- DATA:
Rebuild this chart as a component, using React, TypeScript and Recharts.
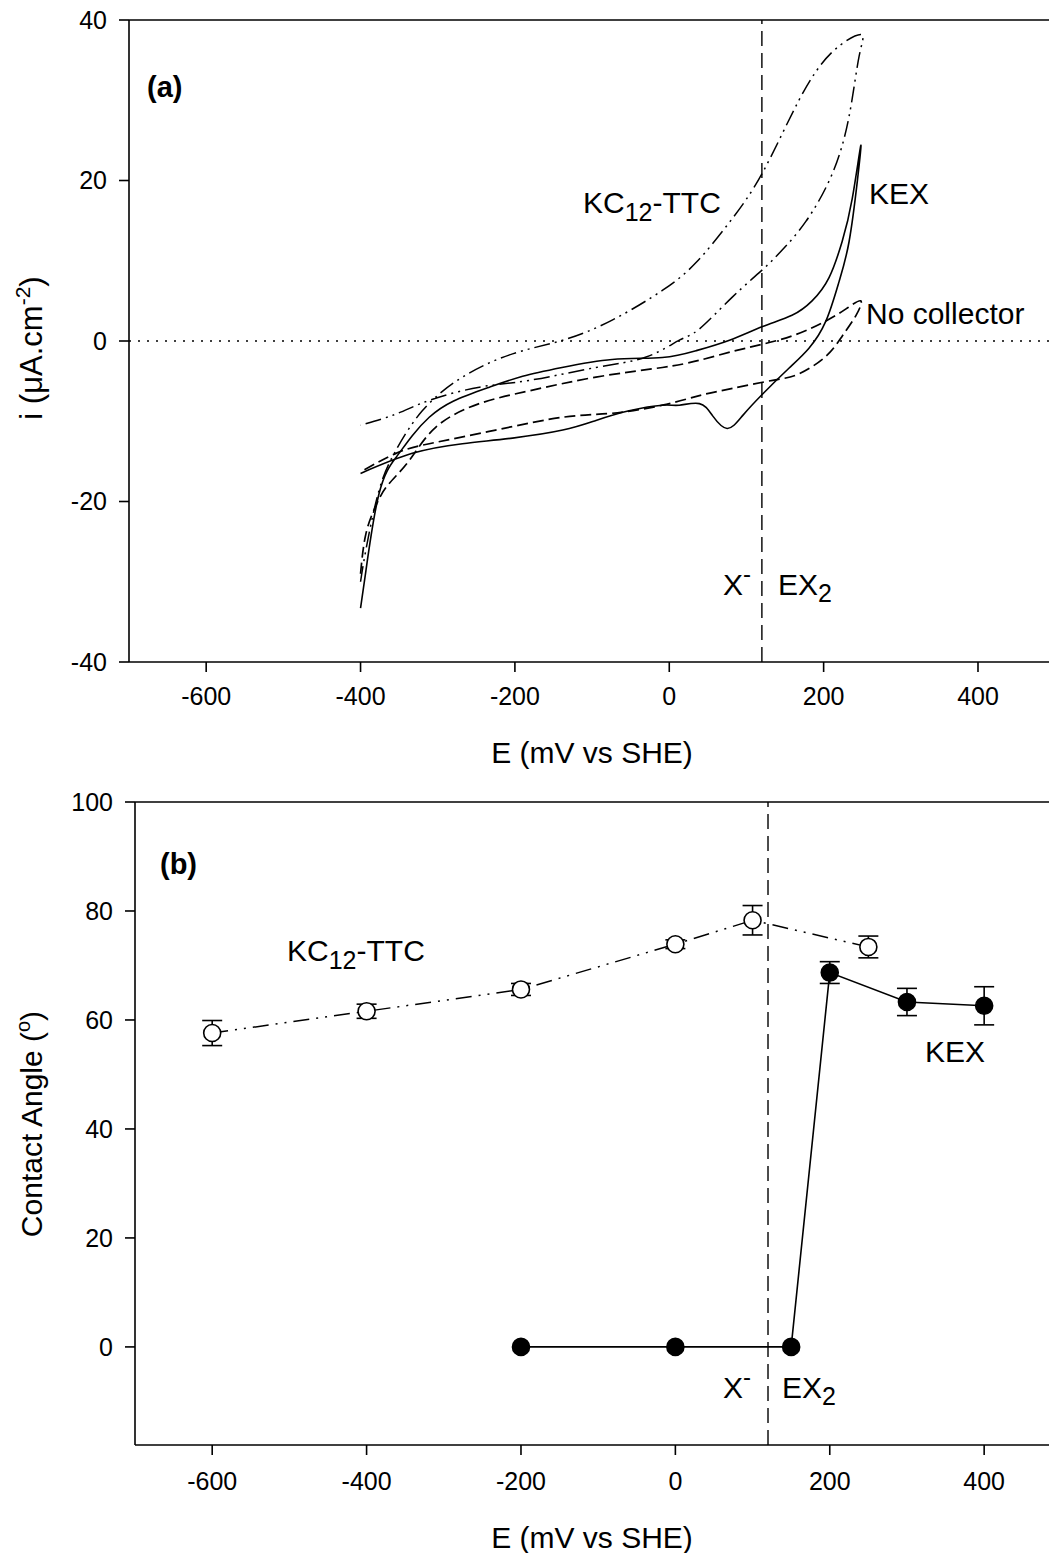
import React from "react"
import { LineChart, Line, XAxis, YAxis, ReferenceLine, ErrorBar } from "recharts"

const FONT = '"Liberation Sans", Arial, Helvetica, sans-serif'

// (a) cyclic voltammograms, points in scan order: E (mV vs SHE), i (uA/cm2)
const kexE = [-400, -393, -376, -354, -333, -311, -280, -233, -190, -139, -74, -9, 35, 78, 121, 159, 185, 207, 224, 237, 248,
  244, 233, 220, 203, 181, 155, 121, 95, 75, 56, 39, 13, -9, -52, -95, -138, -203, -268, -333, -400]
const kexI = [-33.3, -28.6, -19, -14.5, -11.8, -9.5, -7.5, -5.75, -4.4, -3.3, -2.3, -2.05, -1.2, 0.1, 1.8, 3.2, 5.0, 7.9, 12.4, 17.7, 24.3,
  20.2, 12.4, 7.4, 2.5, -0.9, -3.4, -6.6, -9.3, -10.9, -9.3, -7.8, -8.0, -8.0, -8.7, -9.9, -11.1, -12.1, -12.8, -14.0, -16.5]

const noCollE = [-400, -393, -380, -365, -337, -302, -246, -181, -95, -9, 39, 82, 121, 164, 203, 229, 248,
  242, 224, 203, 168, 134, 82, 39, -9, -74, -138, -225, -311, -354, -400]
const noCollI = [-29, -24, -20.5, -18, -14.9, -10.7, -7.8, -6.2, -4.5, -3.3, -2.4, -1.3, -0.4, 0.8, 2.5, 4.0, 5.0,
  3.2, 0.6, -1.9, -4.1, -4.9, -5.9, -6.8, -8.0, -9.0, -9.5, -11.1, -12.8, -14.0, -16.3]

const ttcE = [-400, -393, -376, -354, -320, -268, -203, -138, -74, -9, 35, 78, 121, 168, 211, 248,
  246, 233, 211, 177, 146, 121, 82, 39, 13, -30, -95, -181, -246, -311, -354, -400]
const ttcI = [-30, -26, -18.6, -13.6, -8.7, -4.5, -1.6, 0.1, 2.6, 6.3, 9.8, 14.8, 21, 30, 36, 38.2,
  35.5, 28, 20.8, 14.9, 11.3, 8.9, 5.5, 1.5, 0.1, -2.0, -3.3, -4.9, -5.75, -7.4, -9.1, -10.5]

// (b) contact angles (degrees) with error
const ttcPotentials = [-600, -400, -200, 0, 100, 250]
const ttcAngles = [57.6, 61.6, 65.6, 73.9, 78.3, 73.4]
const ttcAngleErr = [2.3, 1.3, 1.1, 0.8, 2.7, 2.0]
const kexPotentials = [-200, 0, 150, 200, 300, 400]
const kexAngles = [0, 0, 0, 68.7, 63.3, 62.6]
const kexAngleErr = [null, null, null, 2.0, 2.5, 3.5]

const xTicks = [-600, -400, -200, 0, 200, 400]
const cvTicks = [-40, -20, 0, 20, 40]
const angleTicks = [0, 20, 40, 60, 80, 100]
const transition = 120

const zip = (es: number[], vs: number[]) => es.map((e, i) => ({ e, v: vs[i] }))
const zipErr = (es: number[], vs: number[], errs: (number | null)[]) =>
  es.map((e, i) => ({ e, v: vs[i], err: errs[i] }))

const tickStyle = { fill: "#000", fontSize: 25, fontFamily: FONT }
const axisStroke = { stroke: "#000", strokeWidth: 1.6 }

export default function App() {
  const txt = { fontFamily: FONT, fontSize: 30, fill: "#000" }
  return (
    <div style={{ position: "absolute", left: 0, top: 0, width: 1051, height: 1553, background: "#fff" }}>
      <div style={{ position: "absolute", left: 0, top: 0 }}>
        <LineChart width={1051} height={780} margin={{ top: 20, right: 2, bottom: 0, left: 69 }}>
          <XAxis type="number" dataKey="e" domain={[-700, 492]} ticks={xTicks} allowDataOverflow
            height={118} tick={tickStyle} tickSize={10} tickMargin={15} axisLine={axisStroke} tickLine={axisStroke} />
          <YAxis type="number" dataKey="v" domain={[-40, 40]} ticks={cvTicks} allowDataOverflow
            width={60} tick={tickStyle} tickSize={10} tickMargin={12} axisLine={axisStroke} tickLine={axisStroke} />
          <ReferenceLine y={40} stroke="#000" strokeWidth={1.6} />
          <ReferenceLine y={0} stroke="#000" strokeWidth={1.5} strokeDasharray="2 7" />
          <ReferenceLine x={transition} stroke="#000" strokeWidth={1.4} strokeDasharray="15 7" />
          <Line data={zip(noCollE, noCollI)} dataKey="v" type="natural" stroke="#000" strokeWidth={1.7}
            strokeDasharray="11 5" dot={false} isAnimationActive={false} />
          <Line data={zip(ttcE, ttcI)} dataKey="v" type="natural" stroke="#000" strokeWidth={1.5}
            strokeDasharray="16 5 2 5 2 5" dot={false} isAnimationActive={false} />
          <Line data={zip(kexE, kexI)} dataKey="v" type="natural" stroke="#000" strokeWidth={1.6}
            dot={false} isAnimationActive={false} />
        </LineChart>
      </div>
      <div style={{ position: "absolute", left: 0, top: 780 }}>
        <LineChart width={1051} height={773} margin={{ top: 22, right: 2, bottom: 0, left: 75 }}>
          <XAxis type="number" dataKey="e" domain={[-700, 484]} ticks={xTicks} allowDataOverflow
            height={108} tick={tickStyle} tickSize={10} tickMargin={17} axisLine={axisStroke} tickLine={axisStroke} />
          <YAxis type="number" dataKey="v" domain={[-18, 100]} ticks={angleTicks} allowDataOverflow
            width={60} tick={tickStyle} tickSize={10} tickMargin={12} axisLine={axisStroke} tickLine={axisStroke} />
          <ReferenceLine y={100} stroke="#000" strokeWidth={1.6} />
          <ReferenceLine x={transition} stroke="#000" strokeWidth={1.4} strokeDasharray="15 7" />
          <Line data={zipErr(ttcPotentials, ttcAngles, ttcAngleErr)} dataKey="v" type="linear" stroke="#000"
            strokeWidth={1.5} strokeDasharray="16 7 2 7 2 7"
            dot={{ r: 8.5, fill: "#fff", stroke: "#000", strokeWidth: 1.6, strokeDasharray: "none" }}
            isAnimationActive={false}>
            <ErrorBar dataKey="err" direction="y" width={10} stroke="#000" strokeWidth={1.6} />
          </Line>
          <Line data={zipErr(kexPotentials, kexAngles, kexAngleErr)} dataKey="v" type="linear" stroke="#000"
            strokeWidth={1.6}
            dot={{ r: 8.5, fill: "#000", stroke: "#000", strokeWidth: 1.6 }}
            isAnimationActive={false}>
            <ErrorBar dataKey="err" direction="y" width={10} stroke="#000" strokeWidth={1.6} />
          </Line>
        </LineChart>
      </div>
      <svg width={1051} height={1553} style={{ position: "absolute", left: 0, top: 0, pointerEvents: "none" }}>
        {/* panel (a) */}
        <text x={147} y={97} {...txt} fontSize={29} fontWeight="bold">(a)</text>
        <text x={583} y={213} {...txt}>KC<tspan fontSize={25} dy={8}>12</tspan><tspan dy={-8}>-TTC</tspan></text>
        <text x={869} y={204} {...txt}>KEX</text>
        <text x={866} y={324} {...txt}>No collector</text>
        <text x={723} y={595} {...txt}>X<tspan fontSize={24} dy={-13}>-</tspan></text>
        <text x={778} y={595} {...txt}>EX<tspan fontSize={25} dy={7}>2</tspan></text>
        <text x={592} y={763} {...txt} textAnchor="middle">E (mV vs SHE)</text>
        <text transform="translate(42,348) rotate(-90)" {...txt} fontSize={31} textAnchor="middle">
          i (μA.cm<tspan fontSize={21} dy={-12}>-2</tspan><tspan dy={12}>)</tspan>
        </text>
        {/* panel (b) */}
        <text x={160} y={874} {...txt} fontSize={29} fontWeight="bold">(b)</text>
        <text x={287} y={961} {...txt}>KC<tspan fontSize={25} dy={8}>12</tspan><tspan dy={-8}>-TTC</tspan></text>
        <text x={925} y={1062} {...txt}>KEX</text>
        <text x={723} y={1398} {...txt}>X<tspan fontSize={24} dy={-13}>-</tspan></text>
        <text x={782} y={1398} {...txt}>EX<tspan fontSize={25} dy={7}>2</tspan></text>
        <text x={592} y={1548} {...txt} textAnchor="middle">E (mV vs SHE)</text>
        <text transform="translate(42,1124) rotate(-90)" {...txt} textAnchor="middle">
          Contact Angle (<tspan fontSize={20} dy={-12}>o</tspan><tspan dy={12}>)</tspan>
        </text>
      </svg>
    </div>
  )
}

- THE TASK: Leave out the pictures and restate, word for word, the lines from the top of the data through the line containing "vs[i], err: errs[i]", both included.

- EXERCISE OUTPUT:
Rebuild this chart as a component, using React, TypeScript and Recharts.
import React from "react"
import { LineChart, Line, XAxis, YAxis, ReferenceLine, ErrorBar } from "recharts"

const FONT = '"Liberation Sans", Arial, Helvetica, sans-serif'

// (a) cyclic voltammograms, points in scan order: E (mV vs SHE), i (uA/cm2)
const kexE = [-400, -393, -376, -354, -333, -311, -280, -233, -190, -139, -74, -9, 35, 78, 121, 159, 185, 207, 224, 237, 248,
  244, 233, 220, 203, 181, 155, 121, 95, 75, 56, 39, 13, -9, -52, -95, -138, -203, -268, -333, -400]
const kexI = [-33.3, -28.6, -19, -14.5, -11.8, -9.5, -7.5, -5.75, -4.4, -3.3, -2.3, -2.05, -1.2, 0.1, 1.8, 3.2, 5.0, 7.9, 12.4, 17.7, 24.3,
  20.2, 12.4, 7.4, 2.5, -0.9, -3.4, -6.6, -9.3, -10.9, -9.3, -7.8, -8.0, -8.0, -8.7, -9.9, -11.1, -12.1, -12.8, -14.0, -16.5]

const noCollE = [-400, -393, -380, -365, -337, -302, -246, -181, -95, -9, 39, 82, 121, 164, 203, 229, 248,
  242, 224, 203, 168, 134, 82, 39, -9, -74, -138, -225, -311, -354, -400]
const noCollI = [-29, -24, -20.5, -18, -14.9, -10.7, -7.8, -6.2, -4.5, -3.3, -2.4, -1.3, -0.4, 0.8, 2.5, 4.0, 5.0,
  3.2, 0.6, -1.9, -4.1, -4.9, -5.9, -6.8, -8.0, -9.0, -9.5, -11.1, -12.8, -14.0, -16.3]

const ttcE = [-400, -393, -376, -354, -320, -268, -203, -138, -74, -9, 35, 78, 121, 168, 211, 248,
  246, 233, 211, 177, 146, 121, 82, 39, 13, -30, -95, -181, -246, -311, -354, -400]
const ttcI = [-30, -26, -18.6, -13.6, -8.7, -4.5, -1.6, 0.1, 2.6, 6.3, 9.8, 14.8, 21, 30, 36, 38.2,
  35.5, 28, 20.8, 14.9, 11.3, 8.9, 5.5, 1.5, 0.1, -2.0, -3.3, -4.9, -5.75, -7.4, -9.1, -10.5]

// (b) contact angles (degrees) with error
const ttcPotentials = [-600, -400, -200, 0, 100, 250]
const ttcAngles = [57.6, 61.6, 65.6, 73.9, 78.3, 73.4]
const ttcAngleErr = [2.3, 1.3, 1.1, 0.8, 2.7, 2.0]
const kexPotentials = [-200, 0, 150, 200, 300, 400]
const kexAngles = [0, 0, 0, 68.7, 63.3, 62.6]
const kexAngleErr = [null, null, null, 2.0, 2.5, 3.5]

const xTicks = [-600, -400, -200, 0, 200, 400]
const cvTicks = [-40, -20, 0, 20, 40]
const angleTicks = [0, 20, 40, 60, 80, 100]
const transition = 120

const zip = (es: number[], vs: number[]) => es.map((e, i) => ({ e, v: vs[i] }))
const zipErr = (es: number[], vs: number[], errs: (number | null)[]) =>
  es.map((e, i) => ({ e, v: vs[i], err: errs[i] }))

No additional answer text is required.